== GOAL ==
Copy the listing below in full and skip every picture.

— start RECORDED INFORMATION —

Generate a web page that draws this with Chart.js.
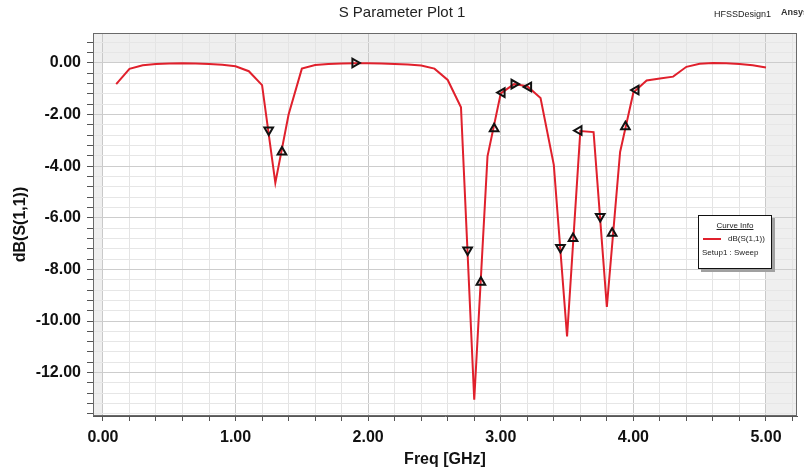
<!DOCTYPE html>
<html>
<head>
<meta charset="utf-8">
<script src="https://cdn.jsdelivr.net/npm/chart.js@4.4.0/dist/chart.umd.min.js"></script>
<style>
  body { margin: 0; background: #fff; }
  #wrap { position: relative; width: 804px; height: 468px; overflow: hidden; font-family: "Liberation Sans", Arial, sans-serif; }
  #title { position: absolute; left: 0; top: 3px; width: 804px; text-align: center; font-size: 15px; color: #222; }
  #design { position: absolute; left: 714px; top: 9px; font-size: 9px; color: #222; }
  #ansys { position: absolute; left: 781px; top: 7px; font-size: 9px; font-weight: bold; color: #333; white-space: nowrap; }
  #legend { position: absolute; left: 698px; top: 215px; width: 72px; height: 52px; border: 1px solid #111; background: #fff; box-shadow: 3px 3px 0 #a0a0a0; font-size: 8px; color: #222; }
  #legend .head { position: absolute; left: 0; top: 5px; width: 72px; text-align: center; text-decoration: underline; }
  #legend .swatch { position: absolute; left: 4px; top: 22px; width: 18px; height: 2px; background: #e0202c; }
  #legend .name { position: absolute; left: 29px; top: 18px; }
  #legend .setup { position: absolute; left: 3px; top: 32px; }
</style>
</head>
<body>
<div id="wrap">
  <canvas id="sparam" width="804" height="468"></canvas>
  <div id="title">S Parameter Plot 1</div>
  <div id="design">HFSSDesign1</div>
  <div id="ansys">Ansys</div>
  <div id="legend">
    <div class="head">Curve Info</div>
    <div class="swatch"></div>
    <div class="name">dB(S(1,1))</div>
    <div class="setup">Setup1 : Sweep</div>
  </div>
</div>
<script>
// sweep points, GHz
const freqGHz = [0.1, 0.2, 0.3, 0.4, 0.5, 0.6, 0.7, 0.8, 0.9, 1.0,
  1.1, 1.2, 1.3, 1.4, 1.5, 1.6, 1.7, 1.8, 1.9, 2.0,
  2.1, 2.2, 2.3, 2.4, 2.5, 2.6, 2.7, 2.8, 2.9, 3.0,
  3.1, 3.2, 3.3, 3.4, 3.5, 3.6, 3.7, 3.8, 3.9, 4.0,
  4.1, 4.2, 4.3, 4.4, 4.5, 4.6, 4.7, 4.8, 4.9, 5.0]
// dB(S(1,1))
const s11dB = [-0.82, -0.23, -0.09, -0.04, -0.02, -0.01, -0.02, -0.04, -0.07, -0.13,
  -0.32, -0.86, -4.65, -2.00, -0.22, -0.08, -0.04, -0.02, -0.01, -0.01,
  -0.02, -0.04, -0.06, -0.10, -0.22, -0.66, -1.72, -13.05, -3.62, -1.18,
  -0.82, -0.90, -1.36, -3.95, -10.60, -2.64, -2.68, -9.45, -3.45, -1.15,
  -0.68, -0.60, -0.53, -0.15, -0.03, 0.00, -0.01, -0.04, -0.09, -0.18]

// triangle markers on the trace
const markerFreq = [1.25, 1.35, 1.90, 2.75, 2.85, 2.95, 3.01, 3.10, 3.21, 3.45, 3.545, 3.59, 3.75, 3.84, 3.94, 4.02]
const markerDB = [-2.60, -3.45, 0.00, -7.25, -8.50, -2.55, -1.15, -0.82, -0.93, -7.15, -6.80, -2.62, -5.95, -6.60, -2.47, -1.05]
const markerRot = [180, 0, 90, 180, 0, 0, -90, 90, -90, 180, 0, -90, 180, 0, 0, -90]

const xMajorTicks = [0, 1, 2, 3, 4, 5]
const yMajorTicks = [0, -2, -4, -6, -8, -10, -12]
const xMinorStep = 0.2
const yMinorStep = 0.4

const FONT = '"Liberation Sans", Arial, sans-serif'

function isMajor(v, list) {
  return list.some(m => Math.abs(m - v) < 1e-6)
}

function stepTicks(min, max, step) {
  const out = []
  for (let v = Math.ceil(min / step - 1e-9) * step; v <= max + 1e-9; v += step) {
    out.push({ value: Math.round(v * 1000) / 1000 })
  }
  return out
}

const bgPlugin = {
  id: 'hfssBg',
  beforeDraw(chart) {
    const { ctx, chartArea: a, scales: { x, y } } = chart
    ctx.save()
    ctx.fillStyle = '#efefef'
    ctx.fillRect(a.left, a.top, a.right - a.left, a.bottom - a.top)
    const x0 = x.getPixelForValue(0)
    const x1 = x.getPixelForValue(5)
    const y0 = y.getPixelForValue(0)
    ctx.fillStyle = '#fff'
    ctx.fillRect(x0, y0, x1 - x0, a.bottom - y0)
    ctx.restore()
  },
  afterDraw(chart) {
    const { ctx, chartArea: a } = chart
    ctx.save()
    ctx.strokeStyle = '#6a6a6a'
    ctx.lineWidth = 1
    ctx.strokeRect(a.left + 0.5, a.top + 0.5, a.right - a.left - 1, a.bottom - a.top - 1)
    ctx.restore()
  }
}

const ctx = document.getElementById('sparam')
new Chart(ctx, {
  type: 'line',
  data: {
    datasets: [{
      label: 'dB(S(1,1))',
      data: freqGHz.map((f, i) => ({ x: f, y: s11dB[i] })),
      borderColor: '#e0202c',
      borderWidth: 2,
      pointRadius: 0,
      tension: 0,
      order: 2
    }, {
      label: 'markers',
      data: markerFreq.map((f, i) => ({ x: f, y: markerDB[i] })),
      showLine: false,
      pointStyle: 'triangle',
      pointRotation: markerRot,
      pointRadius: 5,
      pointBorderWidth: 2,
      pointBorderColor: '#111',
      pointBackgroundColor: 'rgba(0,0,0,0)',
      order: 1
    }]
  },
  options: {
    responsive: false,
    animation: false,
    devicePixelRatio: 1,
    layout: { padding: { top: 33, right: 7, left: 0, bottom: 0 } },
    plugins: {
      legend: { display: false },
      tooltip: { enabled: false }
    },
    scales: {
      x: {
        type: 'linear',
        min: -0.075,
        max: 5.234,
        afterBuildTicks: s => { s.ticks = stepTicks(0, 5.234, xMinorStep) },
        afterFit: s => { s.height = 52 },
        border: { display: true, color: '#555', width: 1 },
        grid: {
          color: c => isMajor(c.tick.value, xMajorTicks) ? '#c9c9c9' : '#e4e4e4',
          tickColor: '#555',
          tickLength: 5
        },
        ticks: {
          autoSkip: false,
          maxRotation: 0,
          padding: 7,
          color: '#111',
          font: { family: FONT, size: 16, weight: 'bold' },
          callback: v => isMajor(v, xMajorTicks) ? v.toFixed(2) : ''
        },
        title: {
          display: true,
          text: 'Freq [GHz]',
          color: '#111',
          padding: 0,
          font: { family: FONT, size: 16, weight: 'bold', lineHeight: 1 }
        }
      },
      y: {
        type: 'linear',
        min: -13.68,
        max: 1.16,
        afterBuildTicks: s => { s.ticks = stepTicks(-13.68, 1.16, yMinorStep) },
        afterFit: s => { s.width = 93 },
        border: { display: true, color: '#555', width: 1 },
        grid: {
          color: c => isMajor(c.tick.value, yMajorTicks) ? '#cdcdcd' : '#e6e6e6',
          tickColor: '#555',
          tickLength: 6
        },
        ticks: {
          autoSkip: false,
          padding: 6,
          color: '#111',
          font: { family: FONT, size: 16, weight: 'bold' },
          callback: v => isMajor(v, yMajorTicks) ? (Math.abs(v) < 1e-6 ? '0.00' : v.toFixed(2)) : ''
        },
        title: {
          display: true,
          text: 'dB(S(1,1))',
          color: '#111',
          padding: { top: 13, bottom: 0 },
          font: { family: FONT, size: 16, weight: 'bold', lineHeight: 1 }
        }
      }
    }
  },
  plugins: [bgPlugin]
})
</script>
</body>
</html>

— end RECORDED INFORMATION —

== EXERCISE ANSWER ==
Generate a web page that draws this with Chart.js.
<!DOCTYPE html>
<html>
<head>
<meta charset="utf-8">
<script src="https://cdn.jsdelivr.net/npm/chart.js@4.4.0/dist/chart.umd.min.js"></script>
<style>
  body { margin: 0; background: #fff; }
  #wrap { position: relative; width: 804px; height: 468px; overflow: hidden; font-family: "Liberation Sans", Arial, sans-serif; }
  #title { position: absolute; left: 0; top: 3px; width: 804px; text-align: center; font-size: 15px; color: #222; }
  #design { position: absolute; left: 714px; top: 9px; font-size: 9px; color: #222; }
  #ansys { position: absolute; left: 781px; top: 7px; font-size: 9px; font-weight: bold; color: #333; white-space: nowrap; }
  #legend { position: absolute; left: 698px; top: 215px; width: 72px; height: 52px; border: 1px solid #111; background: #fff; box-shadow: 3px 3px 0 #a0a0a0; font-size: 8px; color: #222; }
  #legend .head { position: absolute; left: 0; top: 5px; width: 72px; text-align: center; text-decoration: underline; }
  #legend .swatch { position: absolute; left: 4px; top: 22px; width: 18px; height: 2px; background: #e0202c; }
  #legend .name { position: absolute; left: 29px; top: 18px; }
  #legend .setup { position: absolute; left: 3px; top: 32px; }
</style>
</head>
<body>
<div id="wrap">
  <canvas id="sparam" width="804" height="468"></canvas>
  <div id="title">S Parameter Plot 1</div>
  <div id="design">HFSSDesign1</div>
  <div id="ansys">Ansys</div>
  <div id="legend">
    <div class="head">Curve Info</div>
    <div class="swatch"></div>
    <div class="name">dB(S(1,1))</div>
    <div class="setup">Setup1 : Sweep</div>
  </div>
</div>
<script>
// sweep points, GHz
const freqGHz = [0.1, 0.2, 0.3, 0.4, 0.5, 0.6, 0.7, 0.8, 0.9, 1.0,
  1.1, 1.2, 1.3, 1.4, 1.5, 1.6, 1.7, 1.8, 1.9, 2.0,
  2.1, 2.2, 2.3, 2.4, 2.5, 2.6, 2.7, 2.8, 2.9, 3.0,
  3.1, 3.2, 3.3, 3.4, 3.5, 3.6, 3.7, 3.8, 3.9, 4.0,
  4.1, 4.2, 4.3, 4.4, 4.5, 4.6, 4.7, 4.8, 4.9, 5.0]
// dB(S(1,1))
const s11dB = [-0.82, -0.23, -0.09, -0.04, -0.02, -0.01, -0.02, -0.04, -0.07, -0.13,
  -0.32, -0.86, -4.65, -2.00, -0.22, -0.08, -0.04, -0.02, -0.01, -0.01,
  -0.02, -0.04, -0.06, -0.10, -0.22, -0.66, -1.72, -13.05, -3.62, -1.18,
  -0.82, -0.90, -1.36, -3.95, -10.60, -2.64, -2.68, -9.45, -3.45, -1.15,
  -0.68, -0.60, -0.53, -0.15, -0.03, 0.00, -0.01, -0.04, -0.09, -0.18]

// triangle markers on the trace
const markerFreq = [1.25, 1.35, 1.90, 2.75, 2.85, 2.95, 3.01, 3.10, 3.21, 3.45, 3.545, 3.59, 3.75, 3.84, 3.94, 4.02]
const markerDB = [-2.60, -3.45, 0.00, -7.25, -8.50, -2.55, -1.15, -0.82, -0.93, -7.15, -6.80, -2.62, -5.95, -6.60, -2.47, -1.05]
const markerRot = [180, 0, 90, 180, 0, 0, -90, 90, -90, 180, 0, -90, 180, 0, 0, -90]

const xMajorTicks = [0, 1, 2, 3, 4, 5]
const yMajorTicks = [0, -2, -4, -6, -8, -10, -12]
const xMinorStep = 0.2
const yMinorStep = 0.4

const FONT = '"Liberation Sans", Arial, sans-serif'

function isMajor(v, list) {
  return list.some(m => Math.abs(m - v) < 1e-6)
}

function stepTicks(min, max, step) {
  const out = []
  for (let v = Math.ceil(min / step - 1e-9) * step; v <= max + 1e-9; v += step) {
    out.push({ value: Math.round(v * 1000) / 1000 })
  }
  return out
}

const bgPlugin = {
  id: 'hfssBg',
  beforeDraw(chart) {
    const { ctx, chartArea: a, scales: { x, y } } = chart
    ctx.save()
    ctx.fillStyle = '#efefef'
    ctx.fillRect(a.left, a.top, a.right - a.left, a.bottom - a.top)
    const x0 = x.getPixelForValue(0)
    const x1 = x.getPixelForValue(5)
    const y0 = y.getPixelForValue(0)
    ctx.fillStyle = '#fff'
    ctx.fillRect(x0, y0, x1 - x0, a.bottom - y0)
    ctx.restore()
  },
  afterDraw(chart) {
    const { ctx, chartArea: a } = chart
    ctx.save()
    ctx.strokeStyle = '#6a6a6a'
    ctx.lineWidth = 1
    ctx.strokeRect(a.left + 0.5, a.top + 0.5, a.right - a.left - 1, a.bottom - a.top - 1)
    ctx.restore()
  }
}

const ctx = document.getElementById('sparam')
new Chart(ctx, {
  type: 'line',
  data: {
    datasets: [{
      label: 'dB(S(1,1))',
      data: freqGHz.map((f, i) => ({ x: f, y: s11dB[i] })),
      borderColor: '#e0202c',
      borderWidth: 2,
      pointRadius: 0,
      tension: 0,
      order: 2
    }, {
      label: 'markers',
      data: markerFreq.map((f, i) => ({ x: f, y: markerDB[i] })),
      showLine: false,
      pointStyle: 'triangle',
      pointRotation: markerRot,
      pointRadius: 5,
      pointBorderWidth: 2,
      pointBorderColor: '#111',
      pointBackgroundColor: 'rgba(0,0,0,0)',
      order: 1
    }]
  },
  options: {
    responsive: false,
    animation: false,
    devicePixelRatio: 1,
    layout: { padding: { top: 33, right: 7, left: 0, bottom: 0 } },
    plugins: {
      legend: { display: false },
      tooltip: { enabled: false }
    },
    scales: {
      x: {
        type: 'linear',
        min: -0.075,
        max: 5.234,
        afterBuildTicks: s => { s.ticks = stepTicks(0, 5.234, xMinorStep) },
        afterFit: s => { s.height = 52 },
        border: { display: true, color: '#555', width: 1 },
        grid: {
          color: c => isMajor(c.tick.value, xMajorTicks) ? '#c9c9c9' : '#e4e4e4',
          tickColor: '#555',
          tickLength: 5
        },
        ticks: {
          autoSkip: false,
          maxRotation: 0,
          padding: 7,
          color: '#111',
          font: { family: FONT, size: 16, weight: 'bold' },
          callback: v => isMajor(v, xMajorTicks) ? v.toFixed(2) : ''
        },
        title: {
          display: true,
          text: 'Freq [GHz]',
          color: '#111',
          padding: 0,
          font: { family: FONT, size: 16, weight: 'bold', lineHeight: 1 }
        }
      },
      y: {
        type: 'linear',
        min: -13.68,
        max: 1.16,
        afterBuildTicks: s => { s.ticks = stepTicks(-13.68, 1.16, yMinorStep) },
        afterFit: s => { s.width = 93 },
        border: { display: true, color: '#555', width: 1 },
        grid: {
          color: c => isMajor(c.tick.value, yMajorTicks) ? '#cdcdcd' : '#e6e6e6',
          tickColor: '#555',
          tickLength: 6
        },
        ticks: {
          autoSkip: false,
          padding: 6,
          color: '#111',
          font: { family: FONT, size: 16, weight: 'bold' },
          callback: v => isMajor(v, yMajorTicks) ? (Math.abs(v) < 1e-6 ? '0.00' : v.toFixed(2)) : ''
        },
        title: {
          display: true,
          text: 'dB(S(1,1))',
          color: '#111',
          padding: { top: 13, bottom: 0 },
          font: { family: FONT, size: 16, weight: 'bold', lineHeight: 1 }
        }
      }
    }
  },
  plugins: [bgPlugin]
})
</script>
</body>
</html>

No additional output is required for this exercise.